» **Data excerpts**
>> begin
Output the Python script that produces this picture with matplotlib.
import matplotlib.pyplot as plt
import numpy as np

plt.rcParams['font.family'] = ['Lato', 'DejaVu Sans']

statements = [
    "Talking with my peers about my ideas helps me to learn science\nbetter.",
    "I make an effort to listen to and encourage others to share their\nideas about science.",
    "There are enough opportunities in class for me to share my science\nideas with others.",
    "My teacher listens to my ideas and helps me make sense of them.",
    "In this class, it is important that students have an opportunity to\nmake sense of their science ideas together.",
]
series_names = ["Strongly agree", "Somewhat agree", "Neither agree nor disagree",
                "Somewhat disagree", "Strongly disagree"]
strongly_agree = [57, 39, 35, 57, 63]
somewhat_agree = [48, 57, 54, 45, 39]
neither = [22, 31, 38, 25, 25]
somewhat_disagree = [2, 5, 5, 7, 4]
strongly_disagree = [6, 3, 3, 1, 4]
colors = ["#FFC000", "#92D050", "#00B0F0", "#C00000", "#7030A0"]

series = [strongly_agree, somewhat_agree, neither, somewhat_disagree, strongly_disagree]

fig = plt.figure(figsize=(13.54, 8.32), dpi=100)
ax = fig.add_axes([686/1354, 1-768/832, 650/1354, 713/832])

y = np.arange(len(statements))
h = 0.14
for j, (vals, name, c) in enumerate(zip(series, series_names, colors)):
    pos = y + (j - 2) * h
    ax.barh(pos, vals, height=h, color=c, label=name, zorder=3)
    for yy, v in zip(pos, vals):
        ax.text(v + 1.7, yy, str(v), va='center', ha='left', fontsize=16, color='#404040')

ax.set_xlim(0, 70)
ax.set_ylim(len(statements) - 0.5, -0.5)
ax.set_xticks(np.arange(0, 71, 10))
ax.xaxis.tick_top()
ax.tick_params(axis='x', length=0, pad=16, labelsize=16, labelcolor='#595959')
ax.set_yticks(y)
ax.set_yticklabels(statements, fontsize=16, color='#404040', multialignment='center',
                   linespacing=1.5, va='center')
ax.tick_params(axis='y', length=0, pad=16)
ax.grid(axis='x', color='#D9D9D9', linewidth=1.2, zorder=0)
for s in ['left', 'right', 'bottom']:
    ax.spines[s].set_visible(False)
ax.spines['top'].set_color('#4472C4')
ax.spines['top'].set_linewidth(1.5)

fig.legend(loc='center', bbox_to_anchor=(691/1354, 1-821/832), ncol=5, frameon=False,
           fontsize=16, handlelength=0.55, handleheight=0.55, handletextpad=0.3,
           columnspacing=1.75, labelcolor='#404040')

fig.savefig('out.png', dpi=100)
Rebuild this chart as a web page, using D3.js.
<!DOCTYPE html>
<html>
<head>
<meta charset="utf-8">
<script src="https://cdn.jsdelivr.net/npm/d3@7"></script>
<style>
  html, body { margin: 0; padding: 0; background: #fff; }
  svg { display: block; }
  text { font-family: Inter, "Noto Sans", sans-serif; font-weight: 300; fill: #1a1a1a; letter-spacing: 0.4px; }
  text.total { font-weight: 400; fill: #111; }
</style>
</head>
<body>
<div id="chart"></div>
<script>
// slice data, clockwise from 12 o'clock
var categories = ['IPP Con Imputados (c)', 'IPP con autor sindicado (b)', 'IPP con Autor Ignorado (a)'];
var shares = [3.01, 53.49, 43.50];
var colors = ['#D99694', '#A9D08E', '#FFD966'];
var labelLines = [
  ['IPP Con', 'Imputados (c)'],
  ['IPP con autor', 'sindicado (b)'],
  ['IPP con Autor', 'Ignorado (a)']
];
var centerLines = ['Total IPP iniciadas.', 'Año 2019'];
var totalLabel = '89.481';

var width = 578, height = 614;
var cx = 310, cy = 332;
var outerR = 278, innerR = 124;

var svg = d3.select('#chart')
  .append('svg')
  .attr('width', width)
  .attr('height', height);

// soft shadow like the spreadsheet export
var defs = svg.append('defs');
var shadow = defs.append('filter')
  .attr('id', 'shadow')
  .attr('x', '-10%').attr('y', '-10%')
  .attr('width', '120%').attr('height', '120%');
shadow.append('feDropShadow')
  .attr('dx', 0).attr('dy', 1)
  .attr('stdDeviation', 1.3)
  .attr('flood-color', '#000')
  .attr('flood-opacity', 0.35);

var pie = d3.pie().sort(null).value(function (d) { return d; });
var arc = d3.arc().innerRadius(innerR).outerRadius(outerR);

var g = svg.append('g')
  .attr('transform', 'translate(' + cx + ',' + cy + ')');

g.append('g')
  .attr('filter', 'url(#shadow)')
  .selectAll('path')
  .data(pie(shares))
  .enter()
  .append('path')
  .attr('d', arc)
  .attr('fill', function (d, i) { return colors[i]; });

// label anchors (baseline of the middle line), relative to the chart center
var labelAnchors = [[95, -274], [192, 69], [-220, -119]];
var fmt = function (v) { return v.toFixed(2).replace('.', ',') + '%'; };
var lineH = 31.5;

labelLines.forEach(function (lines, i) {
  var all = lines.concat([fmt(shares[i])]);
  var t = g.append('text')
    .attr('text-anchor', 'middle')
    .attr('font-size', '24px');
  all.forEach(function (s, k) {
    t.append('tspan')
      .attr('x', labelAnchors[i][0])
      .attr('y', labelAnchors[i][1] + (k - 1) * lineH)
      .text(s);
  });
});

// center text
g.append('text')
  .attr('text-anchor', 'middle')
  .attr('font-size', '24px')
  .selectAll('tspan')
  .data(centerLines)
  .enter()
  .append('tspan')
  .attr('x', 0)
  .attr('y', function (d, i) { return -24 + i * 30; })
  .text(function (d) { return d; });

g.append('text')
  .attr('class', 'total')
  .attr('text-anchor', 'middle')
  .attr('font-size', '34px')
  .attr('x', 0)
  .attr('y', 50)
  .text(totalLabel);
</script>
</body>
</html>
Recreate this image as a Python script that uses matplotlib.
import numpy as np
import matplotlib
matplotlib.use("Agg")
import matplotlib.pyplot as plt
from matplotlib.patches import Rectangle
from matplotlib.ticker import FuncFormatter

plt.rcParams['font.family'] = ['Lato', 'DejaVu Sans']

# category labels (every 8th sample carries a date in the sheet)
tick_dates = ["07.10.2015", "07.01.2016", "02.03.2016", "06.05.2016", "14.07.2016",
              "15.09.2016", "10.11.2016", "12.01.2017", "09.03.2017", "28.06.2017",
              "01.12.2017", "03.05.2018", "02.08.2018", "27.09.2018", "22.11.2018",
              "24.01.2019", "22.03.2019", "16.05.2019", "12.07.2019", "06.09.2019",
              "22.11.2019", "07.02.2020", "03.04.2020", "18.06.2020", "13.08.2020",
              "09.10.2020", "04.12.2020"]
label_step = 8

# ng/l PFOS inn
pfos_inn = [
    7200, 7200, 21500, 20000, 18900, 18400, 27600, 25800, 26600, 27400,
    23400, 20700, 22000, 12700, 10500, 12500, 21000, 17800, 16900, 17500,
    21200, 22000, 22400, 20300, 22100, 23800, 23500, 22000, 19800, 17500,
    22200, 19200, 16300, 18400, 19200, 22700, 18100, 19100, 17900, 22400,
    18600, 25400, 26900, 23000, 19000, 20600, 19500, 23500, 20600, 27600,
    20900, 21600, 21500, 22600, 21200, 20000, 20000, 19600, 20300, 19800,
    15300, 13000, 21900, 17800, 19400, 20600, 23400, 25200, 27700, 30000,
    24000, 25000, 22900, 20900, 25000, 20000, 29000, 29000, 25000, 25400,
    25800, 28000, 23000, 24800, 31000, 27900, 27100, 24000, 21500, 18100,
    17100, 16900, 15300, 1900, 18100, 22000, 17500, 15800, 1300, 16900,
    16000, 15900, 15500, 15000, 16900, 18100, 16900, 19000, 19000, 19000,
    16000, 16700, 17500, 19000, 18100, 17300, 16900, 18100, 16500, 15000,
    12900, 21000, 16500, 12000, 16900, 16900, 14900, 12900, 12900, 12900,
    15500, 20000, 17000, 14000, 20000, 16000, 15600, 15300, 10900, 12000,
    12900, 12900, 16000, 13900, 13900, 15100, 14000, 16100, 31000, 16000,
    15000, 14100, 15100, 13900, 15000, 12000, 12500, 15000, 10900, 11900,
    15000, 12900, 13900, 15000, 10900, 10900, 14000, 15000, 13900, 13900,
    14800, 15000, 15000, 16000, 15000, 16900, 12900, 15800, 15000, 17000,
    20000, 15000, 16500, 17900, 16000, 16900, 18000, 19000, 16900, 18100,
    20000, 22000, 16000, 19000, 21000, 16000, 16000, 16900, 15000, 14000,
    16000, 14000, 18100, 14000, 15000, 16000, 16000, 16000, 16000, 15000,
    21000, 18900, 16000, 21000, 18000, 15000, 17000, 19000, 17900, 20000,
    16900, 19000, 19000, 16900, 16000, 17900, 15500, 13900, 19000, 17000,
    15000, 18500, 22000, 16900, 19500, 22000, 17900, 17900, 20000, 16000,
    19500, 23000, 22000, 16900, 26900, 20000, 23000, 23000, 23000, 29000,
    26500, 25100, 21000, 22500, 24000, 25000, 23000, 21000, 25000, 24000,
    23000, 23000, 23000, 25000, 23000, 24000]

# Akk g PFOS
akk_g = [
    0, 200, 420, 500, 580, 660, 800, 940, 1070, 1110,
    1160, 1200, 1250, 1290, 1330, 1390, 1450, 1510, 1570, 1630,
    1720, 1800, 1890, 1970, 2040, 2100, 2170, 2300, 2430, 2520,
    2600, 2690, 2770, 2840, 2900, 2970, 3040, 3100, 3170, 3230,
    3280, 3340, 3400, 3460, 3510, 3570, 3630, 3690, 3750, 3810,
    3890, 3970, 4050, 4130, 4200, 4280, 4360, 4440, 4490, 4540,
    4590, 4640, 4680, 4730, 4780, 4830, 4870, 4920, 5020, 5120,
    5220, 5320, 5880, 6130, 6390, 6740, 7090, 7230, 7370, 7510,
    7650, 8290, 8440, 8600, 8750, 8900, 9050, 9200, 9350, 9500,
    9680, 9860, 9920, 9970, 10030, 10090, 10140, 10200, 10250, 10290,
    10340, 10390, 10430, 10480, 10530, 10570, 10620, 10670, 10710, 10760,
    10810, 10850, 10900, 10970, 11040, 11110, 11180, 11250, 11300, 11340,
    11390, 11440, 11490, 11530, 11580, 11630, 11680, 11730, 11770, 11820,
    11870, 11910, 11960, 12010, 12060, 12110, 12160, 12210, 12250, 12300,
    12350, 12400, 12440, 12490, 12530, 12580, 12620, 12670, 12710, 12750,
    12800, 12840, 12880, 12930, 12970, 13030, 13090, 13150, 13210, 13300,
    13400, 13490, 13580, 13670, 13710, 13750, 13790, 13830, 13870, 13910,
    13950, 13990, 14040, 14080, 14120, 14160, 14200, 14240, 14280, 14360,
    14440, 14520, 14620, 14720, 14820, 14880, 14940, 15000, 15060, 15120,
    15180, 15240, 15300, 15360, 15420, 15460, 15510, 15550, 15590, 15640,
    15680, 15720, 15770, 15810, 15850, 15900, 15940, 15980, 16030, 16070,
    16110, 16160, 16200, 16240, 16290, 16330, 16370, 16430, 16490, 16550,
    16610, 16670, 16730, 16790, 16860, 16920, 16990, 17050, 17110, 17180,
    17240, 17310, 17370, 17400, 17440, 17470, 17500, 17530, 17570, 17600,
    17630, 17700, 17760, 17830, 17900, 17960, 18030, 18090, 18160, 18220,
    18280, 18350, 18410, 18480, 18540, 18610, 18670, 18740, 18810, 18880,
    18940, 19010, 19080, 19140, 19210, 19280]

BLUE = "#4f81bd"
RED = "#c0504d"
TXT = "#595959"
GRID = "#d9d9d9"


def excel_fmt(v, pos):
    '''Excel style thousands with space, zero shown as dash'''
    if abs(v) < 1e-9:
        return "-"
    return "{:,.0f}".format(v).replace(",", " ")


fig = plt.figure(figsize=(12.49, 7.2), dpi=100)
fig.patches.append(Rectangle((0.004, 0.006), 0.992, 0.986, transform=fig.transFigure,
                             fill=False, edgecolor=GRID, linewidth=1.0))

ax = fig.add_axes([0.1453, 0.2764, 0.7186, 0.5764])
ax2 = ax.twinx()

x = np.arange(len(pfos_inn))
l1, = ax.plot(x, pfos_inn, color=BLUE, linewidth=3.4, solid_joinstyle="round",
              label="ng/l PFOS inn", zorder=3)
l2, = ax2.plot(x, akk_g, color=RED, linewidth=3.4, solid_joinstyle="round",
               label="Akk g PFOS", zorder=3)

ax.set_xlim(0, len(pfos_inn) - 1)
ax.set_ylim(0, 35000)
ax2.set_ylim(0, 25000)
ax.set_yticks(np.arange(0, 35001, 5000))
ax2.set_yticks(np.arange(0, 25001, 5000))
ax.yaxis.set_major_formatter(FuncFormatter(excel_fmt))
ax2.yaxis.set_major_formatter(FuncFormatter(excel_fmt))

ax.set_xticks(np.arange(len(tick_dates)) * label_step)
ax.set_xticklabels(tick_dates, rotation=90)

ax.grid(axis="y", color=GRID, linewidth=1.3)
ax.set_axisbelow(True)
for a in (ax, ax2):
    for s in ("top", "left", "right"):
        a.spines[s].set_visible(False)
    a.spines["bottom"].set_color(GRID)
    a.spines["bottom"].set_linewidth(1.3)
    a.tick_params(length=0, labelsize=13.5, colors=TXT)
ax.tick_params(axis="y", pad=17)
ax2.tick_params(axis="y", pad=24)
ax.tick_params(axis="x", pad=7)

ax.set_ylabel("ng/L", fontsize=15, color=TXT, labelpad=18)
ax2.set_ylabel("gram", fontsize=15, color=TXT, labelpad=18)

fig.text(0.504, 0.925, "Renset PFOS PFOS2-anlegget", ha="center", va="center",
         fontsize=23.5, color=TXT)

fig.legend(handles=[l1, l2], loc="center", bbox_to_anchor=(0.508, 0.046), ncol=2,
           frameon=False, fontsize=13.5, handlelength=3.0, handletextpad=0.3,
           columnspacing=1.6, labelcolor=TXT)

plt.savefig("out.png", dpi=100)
>> end
» **Task directions**
Copy out exactly the lines from the one with "Rebuild this chart" through the one with "var outerR = 278, innerR = 124;", counting both ends, and no other lines.

» **Response to this exercise**
Rebuild this chart as a web page, using D3.js.
<!DOCTYPE html>
<html>
<head>
<meta charset="utf-8">
<script src="https://cdn.jsdelivr.net/npm/d3@7"></script>
<style>
  html, body { margin: 0; padding: 0; background: #fff; }
  svg { display: block; }
  text { font-family: Inter, "Noto Sans", sans-serif; font-weight: 300; fill: #1a1a1a; letter-spacing: 0.4px; }
  text.total { font-weight: 400; fill: #111; }
</style>
</head>
<body>
<div id="chart"></div>
<script>
// slice data, clockwise from 12 o'clock
var categories = ['IPP Con Imputados (c)', 'IPP con autor sindicado (b)', 'IPP con Autor Ignorado (a)'];
var shares = [3.01, 53.49, 43.50];
var colors = ['#D99694', '#A9D08E', '#FFD966'];
var labelLines = [
  ['IPP Con', 'Imputados (c)'],
  ['IPP con autor', 'sindicado (b)'],
  ['IPP con Autor', 'Ignorado (a)']
];
var centerLines = ['Total IPP iniciadas.', 'Año 2019'];
var totalLabel = '89.481';

var width = 578, height = 614;
var cx = 310, cy = 332;
var outerR = 278, innerR = 124;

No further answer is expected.